Kwan maintained his “outperform” rating in a recent report and hiked the target on Pembina to $40 ($55 under a blue sky scenario) from $26, giving the stock about 22% upside, not including the current dividend yield of 7.7%.
Pembina’s stock was hammered down to 2012 levels during the market crash in March and is now trading around four-year lows.
Kwan said Pembina is attractive compared to its Western Canadian Sedimentary Basin (WCSB) midstream peers:
Although other WCSB-focused midstream peers may have greater upside potential in a market recovery, we believe that the market is also very focused on risk mitigation/downside protection.
On that front, we think that Pembina gets a lot of credit for being well-ahead of its peers with respect to taking swift and decisive action to protect the balance sheet and dividend.
Pembina decided to materially cut its growth capital expenditure (i.e., the ‘nice to do’ projects) and make it clear to the market that it is willing to make the hard decisions to protect the dividend.

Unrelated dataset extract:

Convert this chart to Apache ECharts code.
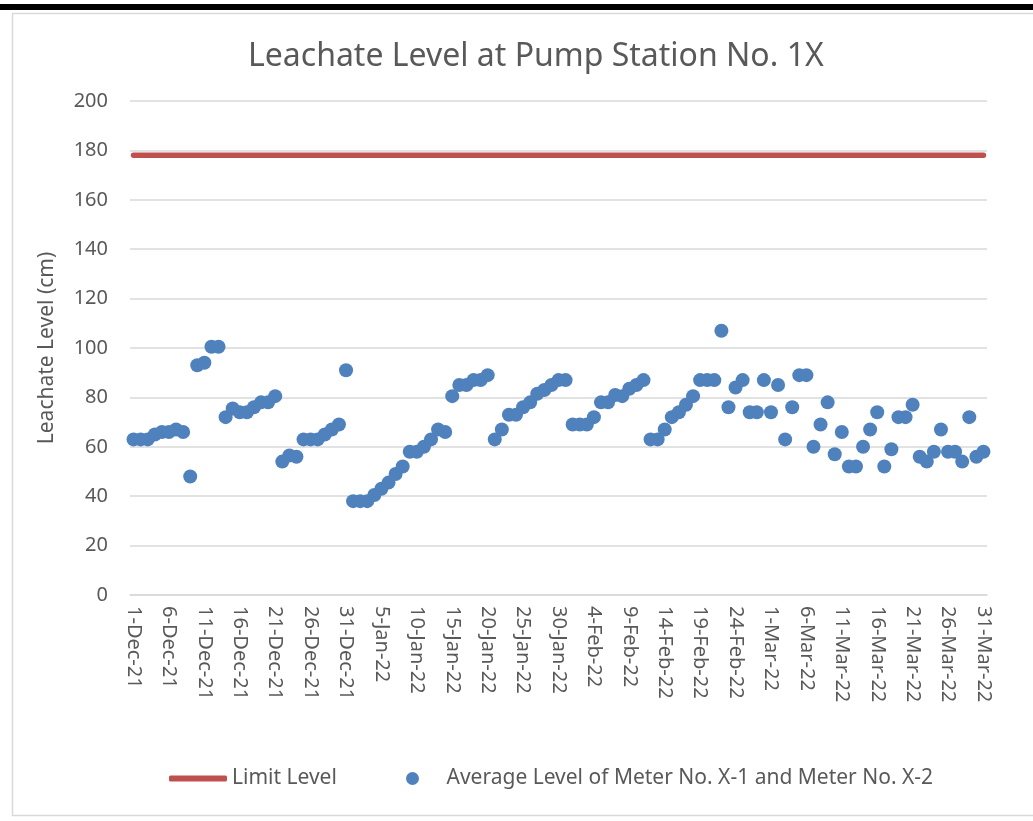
<!DOCTYPE html>
<html>
<head>
<meta charset="utf-8">
<script src="https://cdn.jsdelivr.net/npm/echarts@6/dist/echarts.min.js"></script>
<style>
  html, body { margin: 0; padding: 0; background: #ffffff; }
  #chart { width: 1033px; height: 821px; }
</style>
</head>
<body>
<div id="chart"></div>
<script>
// ---- Data ----
const titleText = 'Leachate Level at Pump Station No. 1X';
const yAxisName = 'Leachate Level (cm)';
const seriesNames = ['Limit Level', 'Average Level of Meter No. X-1 and Meter No. X-2'];
const startDate = '2021-12-01';
const dayCount = 121;            // 1-Dec-21 .. 31-Mar-22
const limitLevel = 178;
const yTicks = [0, 20, 40, 60, 80, 100, 120, 140, 160, 180, 200];
const averageLevel = [
  63, 63, 63, 65, 66, 66, 67, 66, 48, 93,
  94, 100.5, 100.5, 72, 75.5, 74, 74, 76, 78, 78,
  80.5, 54, 56.5, 56, 63, 63, 63, 65, 67, 69,
  91, 38, 38, 38, 40.5, 43, 45.5, 49, 52, 58,
  58, 60, 63, 67, 66, 80.5, 85, 85, 87, 87,
  89, 63, 67, 73, 73, 76, 78, 81.5, 83, 85,
  87, 87, 69, 69, 69, 72, 78, 78, 81, 80.5,
  83.5, 85, 87, 63, 63, 67, 72, 74, 77, 80.5,
  87, 87, 87, 107, 76, 84, 87, 74, 74, 87,
  74, 85, 63, 76, 89, 89, 60, 69, 78, 57,
  66, 52, 52, 60, 67, 74, 52, 59, 72, 72,
  77, 56, 54, 58, 67, 58, 58, 54, 72, 56,
  58
];

// ---- Category labels (d-Mon-yy) ----
const monthNames = ['Jan','Feb','Mar','Apr','May','Jun','Jul','Aug','Sep','Oct','Nov','Dec'];
const categories = [];
{
  const d0 = new Date(startDate + 'T00:00:00Z');
  for (let i = 0; i < dayCount; i++) {
    const d = new Date(d0.getTime() + i * 86400000);
    categories.push(d.getUTCDate() + '-' + monthNames[d.getUTCMonth()] + '-' + String(d.getUTCFullYear()).slice(2));
  }
}
const limitData = categories.map(() => limitLevel);

// ---- Chart ----
const FONT = 'Noto Sans';
const TXT = '#595959';
const RED = '#C0504D';
const BLUE = '#4F81BD';
const chart = echarts.init(document.getElementById('chart'), null, { renderer: 'canvas' });
chart.setOption({
  backgroundColor: '#ffffff',
  animation: false,
  textStyle: { fontFamily: FONT },
  graphic: [
    { type: 'rect', shape: { x: 0, y: 4, width: 1033, height: 6 }, style: { fill: '#000000' }, silent: true },
    { type: 'rect', shape: { x: 12.5, y: 13.5, width: 1040, height: 802 }, style: { fill: 'none', stroke: '#d9d9d9', lineWidth: 1.5 }, silent: true }
  ],
  title: {
    text: titleText,
    left: 243,
    top: 36,
    textStyle: { fontFamily: FONT, fontSize: 32, fontWeight: 'normal', color: TXT }
  },
  legend: [
    {
      left: 164,
      top: 763,
      itemWidth: 58,
      itemHeight: 6,
      textStyle: { fontFamily: FONT, fontSize: 21, color: TXT },
      data: [{ name: seriesNames[0], icon: 'roundRect', itemStyle: { color: RED } }]
    },
    {
      left: 401,
      top: 763,
      itemWidth: 58,
      itemHeight: 13,
      textStyle: { fontFamily: FONT, fontSize: 21, color: TXT },
      data: [{ name: seriesNames[1], icon: 'circle' }]
    }
  ],
  grid: { left: 130, right: 46, top: 101, bottom: 226, containLabel: false },
  xAxis: {
    type: 'category',
    data: categories,
    boundaryGap: true,
    axisLine: { lineStyle: { color: '#d9d9d9', width: 1.5 } },
    axisTick: { show: false },
    axisLabel: { interval: 4, rotate: -90, fontFamily: FONT, fontSize: 20, color: TXT, margin: 11 }
  },
  yAxis: {
    type: 'value',
    min: yTicks[0],
    max: yTicks[yTicks.length - 1],
    interval: yTicks[1] - yTicks[0],
    name: yAxisName,
    nameLocation: 'middle',
    nameGap: 72,
    nameTextStyle: { fontFamily: FONT, fontSize: 21, color: TXT },
    axisLine: { show: false },
    axisTick: { show: false },
    axisLabel: { fontFamily: FONT, fontSize: 20, color: TXT, margin: 22 },
    splitLine: { lineStyle: { color: '#d9d9d9', width: 1.5 } }
  },
  series: [
    {
      name: seriesNames[0],
      type: 'line',
      data: limitData,
      symbol: 'none',
      lineStyle: { color: RED, width: 5.5, cap: 'round' },
      itemStyle: { color: RED },
      z: 2
    },
    {
      name: seriesNames[1],
      type: 'scatter',
      data: averageLevel,
      symbol: 'circle',
      symbolSize: 14,
      itemStyle: { color: BLUE, opacity: 1 },
      z: 3
    }
  ]
});
</script>
</body>
</html>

A well-covered dividend with solid liquidity
Pembina has a strong liquidity position with $2.5 billion of available cash and borrowing capacity on its credit lines, which easily covers the new $0.9–1.1 billion capital plan and a paltry $73 million of debt maturities in 2020. This does not even include excess cash flow over and above the dividend that we estimate amounts to just under $1 billion.

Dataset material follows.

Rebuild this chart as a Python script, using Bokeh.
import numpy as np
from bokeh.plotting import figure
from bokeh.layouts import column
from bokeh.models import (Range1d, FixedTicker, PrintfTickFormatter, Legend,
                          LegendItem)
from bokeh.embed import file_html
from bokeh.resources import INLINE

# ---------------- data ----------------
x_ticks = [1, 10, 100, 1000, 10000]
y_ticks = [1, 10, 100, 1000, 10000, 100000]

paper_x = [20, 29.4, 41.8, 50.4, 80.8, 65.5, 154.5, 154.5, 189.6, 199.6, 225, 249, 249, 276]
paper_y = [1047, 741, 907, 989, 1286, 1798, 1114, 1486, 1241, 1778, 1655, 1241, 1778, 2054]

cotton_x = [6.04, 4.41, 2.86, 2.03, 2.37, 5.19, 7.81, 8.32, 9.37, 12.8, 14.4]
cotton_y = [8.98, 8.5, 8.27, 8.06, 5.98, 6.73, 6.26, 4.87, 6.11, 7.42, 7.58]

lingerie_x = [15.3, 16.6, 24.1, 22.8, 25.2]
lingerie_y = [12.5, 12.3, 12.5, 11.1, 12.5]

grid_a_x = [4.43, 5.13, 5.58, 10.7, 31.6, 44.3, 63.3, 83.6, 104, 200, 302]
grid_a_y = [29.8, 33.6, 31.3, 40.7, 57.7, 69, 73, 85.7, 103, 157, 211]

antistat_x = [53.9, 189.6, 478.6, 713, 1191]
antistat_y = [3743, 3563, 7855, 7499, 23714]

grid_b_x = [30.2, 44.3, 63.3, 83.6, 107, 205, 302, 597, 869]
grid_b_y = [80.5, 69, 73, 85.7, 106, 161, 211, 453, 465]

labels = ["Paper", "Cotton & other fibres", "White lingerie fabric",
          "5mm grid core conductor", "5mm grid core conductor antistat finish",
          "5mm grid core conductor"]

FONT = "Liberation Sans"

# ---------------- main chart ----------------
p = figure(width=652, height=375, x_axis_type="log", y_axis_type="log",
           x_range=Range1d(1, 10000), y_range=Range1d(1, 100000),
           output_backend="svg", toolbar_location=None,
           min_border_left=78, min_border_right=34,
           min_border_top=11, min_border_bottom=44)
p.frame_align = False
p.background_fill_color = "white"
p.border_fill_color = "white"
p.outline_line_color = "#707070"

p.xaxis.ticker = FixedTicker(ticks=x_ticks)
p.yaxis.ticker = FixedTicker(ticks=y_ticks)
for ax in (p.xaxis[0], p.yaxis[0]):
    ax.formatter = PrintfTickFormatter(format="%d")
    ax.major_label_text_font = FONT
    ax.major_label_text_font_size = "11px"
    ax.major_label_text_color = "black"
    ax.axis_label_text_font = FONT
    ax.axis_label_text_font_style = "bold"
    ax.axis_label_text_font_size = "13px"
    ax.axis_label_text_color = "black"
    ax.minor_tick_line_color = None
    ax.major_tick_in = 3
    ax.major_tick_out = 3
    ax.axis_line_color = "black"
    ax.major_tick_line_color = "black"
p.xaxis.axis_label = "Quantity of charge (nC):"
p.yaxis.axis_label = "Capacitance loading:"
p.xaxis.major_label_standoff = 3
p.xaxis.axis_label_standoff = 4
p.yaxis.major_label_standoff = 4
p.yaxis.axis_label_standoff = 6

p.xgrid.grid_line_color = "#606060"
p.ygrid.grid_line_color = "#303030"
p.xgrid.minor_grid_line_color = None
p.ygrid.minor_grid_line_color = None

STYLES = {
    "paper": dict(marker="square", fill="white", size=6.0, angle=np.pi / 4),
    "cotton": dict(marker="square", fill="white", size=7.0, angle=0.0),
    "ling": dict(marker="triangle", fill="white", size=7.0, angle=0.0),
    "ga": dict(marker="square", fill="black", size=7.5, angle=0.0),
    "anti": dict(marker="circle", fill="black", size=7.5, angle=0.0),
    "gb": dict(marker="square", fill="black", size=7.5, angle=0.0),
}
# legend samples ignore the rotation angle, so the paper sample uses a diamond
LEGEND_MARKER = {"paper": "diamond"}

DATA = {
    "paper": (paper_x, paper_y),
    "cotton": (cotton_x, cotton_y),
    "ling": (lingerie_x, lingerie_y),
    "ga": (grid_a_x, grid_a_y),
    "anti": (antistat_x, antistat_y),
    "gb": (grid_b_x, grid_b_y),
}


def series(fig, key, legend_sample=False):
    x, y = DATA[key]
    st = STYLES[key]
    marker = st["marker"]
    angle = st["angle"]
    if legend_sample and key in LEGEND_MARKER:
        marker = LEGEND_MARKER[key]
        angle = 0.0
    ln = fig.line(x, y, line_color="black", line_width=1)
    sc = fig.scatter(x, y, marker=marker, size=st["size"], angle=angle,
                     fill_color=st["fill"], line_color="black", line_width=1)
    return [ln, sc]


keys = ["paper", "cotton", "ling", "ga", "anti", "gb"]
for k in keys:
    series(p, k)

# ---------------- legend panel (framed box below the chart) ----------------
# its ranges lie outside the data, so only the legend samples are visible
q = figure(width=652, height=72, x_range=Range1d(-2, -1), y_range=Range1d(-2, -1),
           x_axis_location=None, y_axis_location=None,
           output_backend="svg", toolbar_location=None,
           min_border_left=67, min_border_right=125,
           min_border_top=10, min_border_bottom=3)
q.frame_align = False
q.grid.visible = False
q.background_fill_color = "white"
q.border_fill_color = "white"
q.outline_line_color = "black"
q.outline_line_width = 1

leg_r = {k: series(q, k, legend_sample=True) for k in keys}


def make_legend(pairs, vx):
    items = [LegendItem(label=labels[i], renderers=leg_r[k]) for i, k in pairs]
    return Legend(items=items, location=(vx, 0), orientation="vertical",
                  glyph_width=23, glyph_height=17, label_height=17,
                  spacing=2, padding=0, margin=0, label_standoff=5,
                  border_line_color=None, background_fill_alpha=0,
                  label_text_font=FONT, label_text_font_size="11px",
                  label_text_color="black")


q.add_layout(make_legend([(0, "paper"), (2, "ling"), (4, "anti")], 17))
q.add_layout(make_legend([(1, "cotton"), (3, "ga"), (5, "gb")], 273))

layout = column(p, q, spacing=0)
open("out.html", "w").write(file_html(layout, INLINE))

M&A creating a bid in the sector; improved investor sentiment towards energy and midstream stocks; additional volumes for the conventional pipeline system; government programs that strengthen oil and gas producing customers; increased Montney producer activity on the back of the sanctioning of the third-party LNG Canada project.
For much of the past 15 years, Pembina’s shares have traded in a range of roughly 10-13x EBITDA. We believe a valuation in the lower half of the range is appropriate given the continued uncertainty with respect to energy markets.

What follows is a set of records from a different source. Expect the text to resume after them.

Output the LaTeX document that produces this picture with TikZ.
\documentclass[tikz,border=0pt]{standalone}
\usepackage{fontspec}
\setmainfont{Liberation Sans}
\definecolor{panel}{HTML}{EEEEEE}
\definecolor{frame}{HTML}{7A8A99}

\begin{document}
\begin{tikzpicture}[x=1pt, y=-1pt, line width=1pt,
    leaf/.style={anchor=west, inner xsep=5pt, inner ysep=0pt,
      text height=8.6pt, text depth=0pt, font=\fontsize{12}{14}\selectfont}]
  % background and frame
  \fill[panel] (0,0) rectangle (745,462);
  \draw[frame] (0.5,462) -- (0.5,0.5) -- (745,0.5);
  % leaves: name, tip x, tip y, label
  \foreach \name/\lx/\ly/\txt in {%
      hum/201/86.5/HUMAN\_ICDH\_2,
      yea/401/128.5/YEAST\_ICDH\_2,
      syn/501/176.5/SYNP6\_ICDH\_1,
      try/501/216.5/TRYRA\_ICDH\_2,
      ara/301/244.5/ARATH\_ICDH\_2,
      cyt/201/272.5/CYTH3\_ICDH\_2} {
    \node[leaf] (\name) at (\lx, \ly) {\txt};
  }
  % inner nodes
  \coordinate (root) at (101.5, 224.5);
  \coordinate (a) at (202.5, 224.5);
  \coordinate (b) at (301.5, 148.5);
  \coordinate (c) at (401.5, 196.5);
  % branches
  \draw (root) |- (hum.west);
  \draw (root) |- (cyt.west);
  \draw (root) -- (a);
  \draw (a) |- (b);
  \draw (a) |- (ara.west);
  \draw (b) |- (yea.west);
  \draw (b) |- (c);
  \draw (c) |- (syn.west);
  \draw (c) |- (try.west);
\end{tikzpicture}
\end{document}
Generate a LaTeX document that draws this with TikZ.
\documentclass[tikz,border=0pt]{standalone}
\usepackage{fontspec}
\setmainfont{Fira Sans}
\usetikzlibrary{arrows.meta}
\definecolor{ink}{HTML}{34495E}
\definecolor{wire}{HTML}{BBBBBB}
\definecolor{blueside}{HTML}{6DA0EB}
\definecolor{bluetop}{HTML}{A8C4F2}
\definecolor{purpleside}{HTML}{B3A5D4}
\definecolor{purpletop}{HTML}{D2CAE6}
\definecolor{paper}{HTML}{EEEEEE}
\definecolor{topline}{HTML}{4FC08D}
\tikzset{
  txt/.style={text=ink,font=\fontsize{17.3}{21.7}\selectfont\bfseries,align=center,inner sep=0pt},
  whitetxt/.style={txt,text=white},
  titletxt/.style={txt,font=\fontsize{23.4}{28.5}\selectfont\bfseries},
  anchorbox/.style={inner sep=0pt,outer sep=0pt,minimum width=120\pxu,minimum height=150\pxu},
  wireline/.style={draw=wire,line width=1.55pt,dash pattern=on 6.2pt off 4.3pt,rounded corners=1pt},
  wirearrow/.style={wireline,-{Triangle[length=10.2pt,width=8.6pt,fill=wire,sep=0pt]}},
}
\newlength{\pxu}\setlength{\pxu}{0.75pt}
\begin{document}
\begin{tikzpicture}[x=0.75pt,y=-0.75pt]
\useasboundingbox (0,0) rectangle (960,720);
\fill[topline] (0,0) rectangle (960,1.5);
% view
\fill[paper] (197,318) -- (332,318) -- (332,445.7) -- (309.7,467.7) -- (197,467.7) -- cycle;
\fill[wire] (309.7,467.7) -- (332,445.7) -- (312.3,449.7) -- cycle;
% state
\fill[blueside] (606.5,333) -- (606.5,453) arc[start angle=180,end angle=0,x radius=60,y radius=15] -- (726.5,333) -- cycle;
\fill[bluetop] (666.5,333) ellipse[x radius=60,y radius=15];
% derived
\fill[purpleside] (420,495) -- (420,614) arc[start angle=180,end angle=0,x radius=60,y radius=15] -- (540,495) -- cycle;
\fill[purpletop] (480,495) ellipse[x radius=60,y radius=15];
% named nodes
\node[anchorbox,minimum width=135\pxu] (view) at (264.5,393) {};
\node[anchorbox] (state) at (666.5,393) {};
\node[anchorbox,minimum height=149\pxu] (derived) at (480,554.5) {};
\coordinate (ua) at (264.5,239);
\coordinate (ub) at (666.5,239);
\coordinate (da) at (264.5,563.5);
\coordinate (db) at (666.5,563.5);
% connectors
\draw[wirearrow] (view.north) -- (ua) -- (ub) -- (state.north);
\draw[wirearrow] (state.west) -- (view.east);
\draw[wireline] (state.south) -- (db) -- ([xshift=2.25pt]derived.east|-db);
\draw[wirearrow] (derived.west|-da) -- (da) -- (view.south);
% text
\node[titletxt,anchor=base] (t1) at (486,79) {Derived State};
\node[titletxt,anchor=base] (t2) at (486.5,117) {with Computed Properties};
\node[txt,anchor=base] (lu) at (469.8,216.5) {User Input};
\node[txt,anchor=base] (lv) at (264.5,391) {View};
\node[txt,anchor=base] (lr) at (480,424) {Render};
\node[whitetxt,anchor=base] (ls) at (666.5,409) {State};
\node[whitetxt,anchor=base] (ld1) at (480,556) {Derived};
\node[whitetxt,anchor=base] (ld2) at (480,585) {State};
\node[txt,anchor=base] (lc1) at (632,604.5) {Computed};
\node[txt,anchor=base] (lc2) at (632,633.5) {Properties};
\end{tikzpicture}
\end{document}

However, we continue to see significantly higher long-term value in the shares, which is reflected in our “Upside Scenario” of $55 a share that is based on our price target from before the March 2020 market downturn with that valuation including projects that are currently mothballed.
Disclosure: RBC Capital markets received compensation from Pembina Pipeline for investment banking services within the past 12 months.